Business Lessons from the Front Line: LinkedIn Speaker Series with General Stanley McChrystal
September 2, 2015
Change is a hard to accept, let alone enact. This is especially true when you have to change an industrial mindset that has established and maintained its rigid structure for centuries. It requires painful introspection, grueling self-reflection, and salesmanship to convince others of your discovery. But most of all, it requires a leader to step forward. Between 2003-2008, General Stanley McChrystal served as the commander the Joint Special Operations Command (JSOC), an organization encompassing the US military’s most elite units. Facing an unorganized, chaotic enemy the traditional military wasn’t trained to engage, McChrystal was forced to be this leader.
On August 20, McChrystal and his co-author, former Navy SEAL Team 6 member Chris Fussell, joined LinkedIn’s co-founder Reid Hoffman to discuss this process of adapting to a new environment as expressed in their new book, Team of Teams. The beauty of McChrystal’s experience in Iraq lies in his applicable ideals. His thought-process in Iraq mirrors the same ingenuity, preparedness, and readiness to adapt as the most innovative and successful companies in our industry. As Reid stated, “You have to be constantly reinventing yourself and investing in the future.” Such is true about tech, and such is true about fighting a war.
Although hard to imagine, McChrystal and Fussell conveyed important values that transcend industry, company, and function. The following three lessons from the LinkedIn Speaker Series resonated with me profoundly:
Understand what “success” really means
McChrystal could only describe the US military as “excellent.” Yet, he realized being excellent at one’s job and even winning every battle doesn’t necessarily result in winning the war. As McChrystal recounts, the most elite units in the world were winning, but the team was losing. “Each of our teams was excellent…but I see we are losing.”
McChrystal reflected, “[The teams] are working, but cumulatively they are not.” He and Fussell understood that success required a conceptual understanding of the bigger picture, and even if intermediary steps were proving to be successful, the larger, strategic goal is all that matters.

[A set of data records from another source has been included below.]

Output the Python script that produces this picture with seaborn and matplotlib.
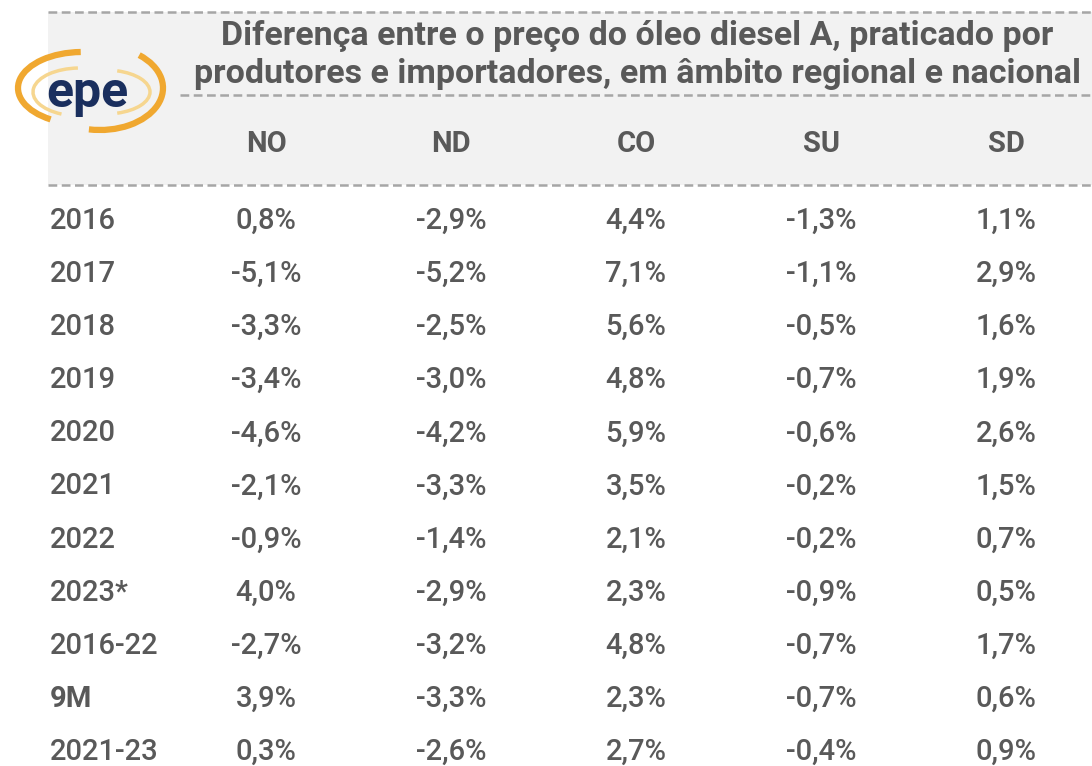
import numpy as np
import pandas as pd
import matplotlib
matplotlib.use("Agg")
import matplotlib.pyplot as plt
import seaborn as sns
from matplotlib.colors import ListedColormap
from matplotlib.patches import Rectangle, Arc
from matplotlib.lines import Line2D

# Data
title = "Diferença entre o preço do óleo diesel A, praticado por\nprodutores e importadores, em âmbito regional e nacional"
regions = ["NO", "ND", "CO", "SU", "SD"]
periods = ["2016", "2017", "2018", "2019", "2020", "2021", "2022",
           "2023*", "2016-22", "9M", "2021-23"]
NO = [0.8, -5.1, -3.3, -3.4, -4.6, -2.1, -0.9, 4.0, -2.7, 3.9, 0.3]
ND = [-2.9, -5.2, -2.5, -3.0, -4.2, -3.3, -1.4, -2.9, -3.2, -3.3, -2.6]
CO = [4.4, 7.1, 5.6, 4.8, 5.9, 3.5, 2.1, 2.3, 4.8, 2.3, 2.7]
SU = [-1.3, -1.1, -0.5, -0.7, -0.6, -0.2, -0.2, -0.9, -0.7, -0.7, -0.4]
SD = [1.1, 2.9, 1.6, 1.9, 2.6, 1.5, 0.7, 0.5, 1.7, 0.6, 0.9]

df = pd.DataFrame({"NO": NO, "ND": ND, "CO": CO, "SU": SU, "SD": SD}, index=periods)
labels = df.apply(lambda col: col.map(lambda v: f"{v:.1f}%".replace(".", ",")))

plt.rcParams["font.family"] = ["Roboto", "DejaVu Sans"]
txt = "#595959"
W, H = 1092, 766

fig = plt.figure(figsize=(W / 100, H / 100), dpi=100)
fig.patch.set_facecolor("white")

def fx(px):
    return px / W

def fy(py):
    return 1 - py / H

# header background + dashed rules
fig.patches.append(Rectangle((fx(48), fy(185)), fx(W) - fx(48), fy(12) - fy(185),
                             transform=fig.transFigure, facecolor="#f2f2f2",
                             edgecolor="none", zorder=-10))
for y, x0 in [(12, 48), (95, 180), (185, 48)]:
    fig.lines.append(Line2D([fx(x0), 1], [fy(y), fy(y)], transform=fig.transFigure,
                            color="#a6a6a6", lw=1.8, ls=(0, (3.5, 1.8)), zorder=-5))

fig.text(fx(637), fy(55), title, ha="center", va="center", fontsize=24.5,
         fontweight="bold", color=txt, linespacing=1.2)

# table body
ax = fig.add_axes([fx(173.5), fy(778.5), fx(925), 584.0 / H])
sns.heatmap(df, annot=labels.values, fmt="", cmap=ListedColormap(["white"]),
            cbar=False, ax=ax, linewidths=0,
            annot_kws={"fontsize": 21, "color": txt, "fontweight": "medium"})
ax.patch.set_alpha(0)
ax.set_xticks([])
ax.tick_params(axis="y", length=0, pad=89)
ax.set_yticklabels(periods, rotation=0, ha="left", fontsize=21, color=txt,
                   fontweight="medium")
for t in ax.get_yticklabels():
    if t.get_text() == "9M":
        t.set_fontweight("bold")
ax.set_ylabel("")
for i, r in enumerate(regions):
    ax.text(i + 0.5, -0.95, r, ha="center", va="center", fontsize=21,
            fontweight="bold", color=txt, clip_on=False)

# logo (pixel-like coords, y down)
lax = fig.add_axes([0, fy(150), fx(170), 110 / H])
lax.set_xlim(0, 170)
lax.set_ylim(150, 40)
lax.axis("off")
lax.add_patch(Arc((82, 88), 128, 72, theta1=135, theta2=268, color="#f0a830", lw=4.5))
lax.add_patch(Arc((100, 88), 126, 84, theta1=-40, theta2=105, color="#f0a830", lw=4.5))
lax.add_patch(Arc((80, 92), 94, 48, theta1=130, theta2=265, color="#f6d68f", lw=2.5))
lax.add_patch(Arc((105, 92), 90, 44, theta1=-60, theta2=60, color="#f6d68f", lw=2.5))
lax.text(87, 107, "epe", ha="center", va="baseline", fontsize=36,
         fontweight="bold", color="#1a2f5e")

fig.savefig("out.png", dpi=100)
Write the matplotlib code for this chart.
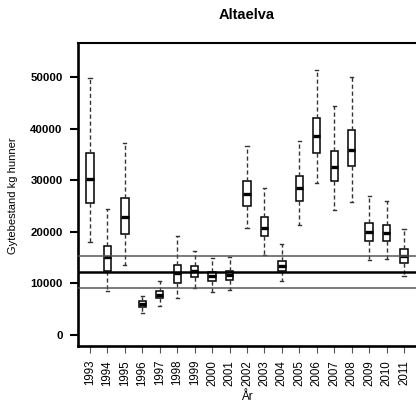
import matplotlib
matplotlib.use("Agg")
import matplotlib.pyplot as plt

plt.rcParams['font.family'] = ['Liberation Sans', 'DejaVu Sans']

years = [1993, 1994, 1995, 1996, 1997, 1998, 1999, 2000, 2001, 2002,
         2003, 2004, 2005, 2006, 2007, 2008, 2009, 2010, 2011]
whislo = [18000, 8550, 13540, 4220, 5500, 7190, 9070, 8230, 8610, 20730,
          15550, 10360, 21380, 29480, 24160, 25780, 14570, 14710, 11330]
q1 = [25600, 12400, 19630, 5380, 7050, 10050, 11210, 10360, 10560, 25070,
      19100, 12440, 26040, 35310, 29930, 32710, 18130, 18270, 13930]
med = [30300, 15100, 22800, 5960, 7710, 11990, 12300, 11330, 11530, 27340,
       20730, 13410, 28440, 38540, 32590, 35820, 19880, 19760, 15220]
q3 = [35300, 17200, 26560, 6470, 8410, 13600, 13270, 12180, 12300, 29800,
      22800, 14380, 30760, 42040, 35760, 39700, 21700, 21240, 16650]
whishi = [49950, 24500, 37250, 7580, 10490, 19100, 16190, 14900, 15030, 36600,
          28500, 17620, 37560, 51360, 44370, 50070, 26880, 25900, 20600]
ref_lines = [15340, 12290, 9180]
y_ticks = [0, 10000, 20000, 30000, 40000, 50000]

title = "Altaelva"
xlabel = "År"
ylabel = "Gytebestand kg hunner"

fig = plt.figure(figsize=(4.16, 4.03), dpi=100)
ax = fig.add_axes([78/416, 57/403, 338/416, 303/403])

stats = []
for i in range(len(years)):
    stats.append(dict(whislo=whislo[i], q1=q1[i], med=med[i], q3=q3[i],
                      whishi=whishi[i], fliers=[], label=str(years[i])))

pos = list(range(1, len(years) + 1))
ax.bxp(stats, positions=pos, widths=0.42, capwidths=0.18, patch_artist=True,
       showfliers=False,
       boxprops=dict(facecolor='white', edgecolor='black', linewidth=1.1),
       medianprops=dict(color='black', linewidth=2.4),
       whiskerprops=dict(color='#333333', linewidth=1.0, linestyle=(0, (3, 2))),
       capprops=dict(color='#333333', linewidth=1.0))

ax.axhline(ref_lines[0], color='#555555', linewidth=1.1, zorder=5)
ax.axhline(ref_lines[1], color='black', linewidth=1.8, zorder=5)
ax.axhline(ref_lines[2], color='#555555', linewidth=1.1, zorder=5)

ax.set_xlim(0.31, 19.69)
ax.set_ylim(-2180, 56680)

ax.set_xticks(pos)
ax.set_xticklabels([str(y) for y in years], rotation=90, fontsize=8.3)
ax.set_yticks(y_ticks)
ax.set_yticklabels([str(v) for v in y_ticks], fontsize=8.2, fontweight='bold')

ax.tick_params(axis='x', direction='out', length=5, width=0.8, color='#555555', pad=5)
ax.tick_params(axis='y', direction='out', length=6, width=1.5, color='black', pad=5)

for s in ['left', 'bottom', 'top']:
    ax.spines[s].set_linewidth(1.9)
ax.spines['top'].set_linewidth(1.5)
ax.spines['right'].set_visible(False)

fig.text(13/416, 1 - 196/403, ylabel, rotation=90, va='center', ha='center', fontsize=8)
fig.text(247/416, 5.5/403, xlabel, va='center', ha='center', fontsize=8.5)
fig.text(247/416, 1 - 15/403, title, va='center', ha='center', fontsize=10.5, fontweight='bold')

fig.savefig("out.png", dpi=100)
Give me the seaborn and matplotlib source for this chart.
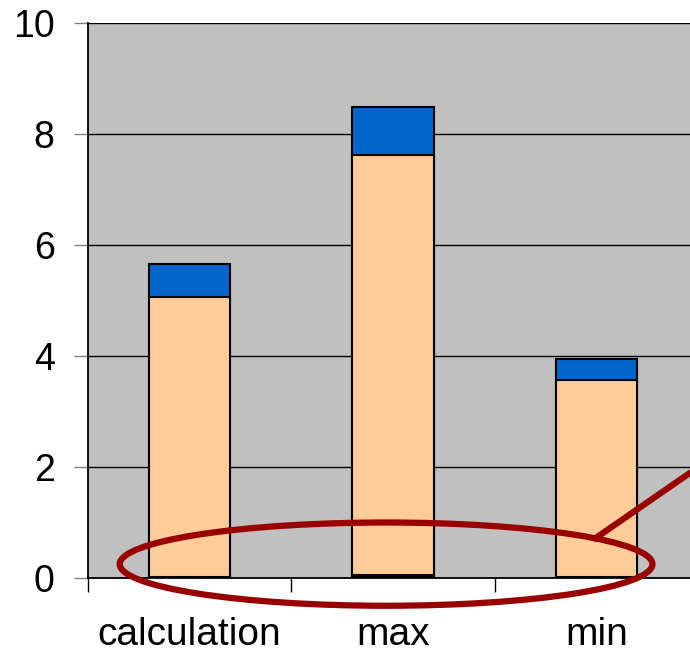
import matplotlib
matplotlib.use("Agg")
import matplotlib.pyplot as plt
import seaborn as sns
import pandas as pd
import numpy as np
from matplotlib.patches import Ellipse

categories = ["calculation", "max", "min"]
base_values = [0.02, 0.05, 0.02]
mid_values = [5.05, 7.58, 3.55]
top_values = [0.58, 0.85, 0.38]
y_ticks = [0, 2, 4, 6, 8, 10]

sns.set_theme(style="white")
plt.rcParams['font.family'] = ['Liberation Sans', 'DejaVu Sans']
plt.rcParams['text.color'] = 'black'
plt.rcParams['xtick.color'] = 'black'
plt.rcParams['ytick.color'] = 'black'

df = pd.DataFrame({"cat": categories, "base": base_values,
                   "mid": mid_values, "top": top_values})
df["cum_mid"] = df["base"] + df["mid"]
df["cum_top"] = df["cum_mid"] + df["top"]

fig = plt.figure(figsize=(6.9, 6.56), dpi=100)
ax = fig.add_axes([88/690, 1-578/656, 610/690, (578-23)/656])
ax.set_facecolor("#C0C0C0")
ax.set_axisbelow(True)

for col, color in [("cum_top", "#0066CC"), ("cum_mid", "#FFCC99"), ("base", "#000000")]:
    sns.barplot(data=df, x="cat", y=col, color=color, saturation=1,
                width=0.4, edgecolor="black", linewidth=1.5, ax=ax)

ax.set_xlim(-0.5, 2.5)
ax.set_ylim(0, 10)
ax.set_yticks(y_ticks)
ax.set_yticklabels([str(v) for v in y_ticks], fontsize=27, color="black")
ax.set_xlabel("")
ax.set_ylabel("")
ax.yaxis.grid(True, color="black", linewidth=1)
ax.xaxis.grid(False)
for s in ["top", "right"]:
    ax.spines[s].set_visible(False)
ax.spines["left"].set_color("black")
ax.spines["bottom"].set_color("black")
ax.spines["left"].set_linewidth(1.3)
ax.spines["bottom"].set_linewidth(1.3)

ax.tick_params(axis="y", length=10, width=1, color="#808080", pad=14, left=True,
               labelcolor="black")
ax.set_xticks(range(len(categories)))
ax.set_xticklabels(categories, fontsize=28, color="black")
ax.tick_params(axis="x", which="major", length=0, pad=28, labelcolor="black")
ax.set_xticks([-0.5, 0.5, 1.5, 2.5], minor=True)
ax.tick_params(axis="x", which="minor", length=10, width=1, color="black", bottom=True)

ell = Ellipse((0.966, 0.25), 2.62, 1.5, fill=False, edgecolor="#990000",
              linewidth=4.5, clip_on=False, zorder=10)
ax.add_patch(ell)
ax.plot([1.985, 2.7], [0.69, 2.5], color="#990000", linewidth=4.5,
        clip_on=False, zorder=10, solid_capstyle="butt")

fig.savefig("out.png", dpi=100)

Connectivity is pivotal to foster teamwork
McChrystal realized he had to change the communicative interaction between the seemingly siloed teams spread across the globe. He enacted a mandatory daily video conference between all the teams so they could understand the bigger picture during the war.
In essence, this is the same technique technology companies employ. Company “All-Hands” meetings unite employees all over the globe to alert them of the company’s goals, strategic plans, and a project’s progress. Just as our CEO Jeff Weiner conveys his vision in LinkedIn’s meetings, McChrystal established an outlet for each deployed team to understand the chaotic atmosphere in Iraq. It also allowed each team to understand the role they played on the global stage and learn from the entrepreneurial thinking and insights of others. This network connectivity proved to be an invaluable tool in the war as it proves to be invaluable in our industry.
Good leadership is ultimately the essential seed that breeds success
An understanding of the need for change is important, but it ultimately requires leadership to enact it. Technology and network connections are merely ingredients to achieve success, but leadership is the driving force that uses those tools. As McChrystal advises, “You have to use the digital tools you have to inspire and to instruct.” Sometimes, the biggest leadership step to undertake is simply committing the idea that you need to change. McChrystal freely admits, “I didn’t know what we had to change to, I simply knew that the status quo was failing.” Essentially, when you’re failing, any decision to change is a good decision.
McChrystal and Fussell’s remarkable insights demonstrate that value can be derived from even the most chaotic and seemingly unrelated scenarios. Through thorough analysis, self-questioning, and action-oriented leadership, McChrystal rearranged the traditional structure of the US military’s Special Ops units to make them more efficient. Ultimately, we must ask ourselves in everything we do, “Are we succeeding in our mission?” And if not, we mustn’t be afraid to change even the most well-established norms.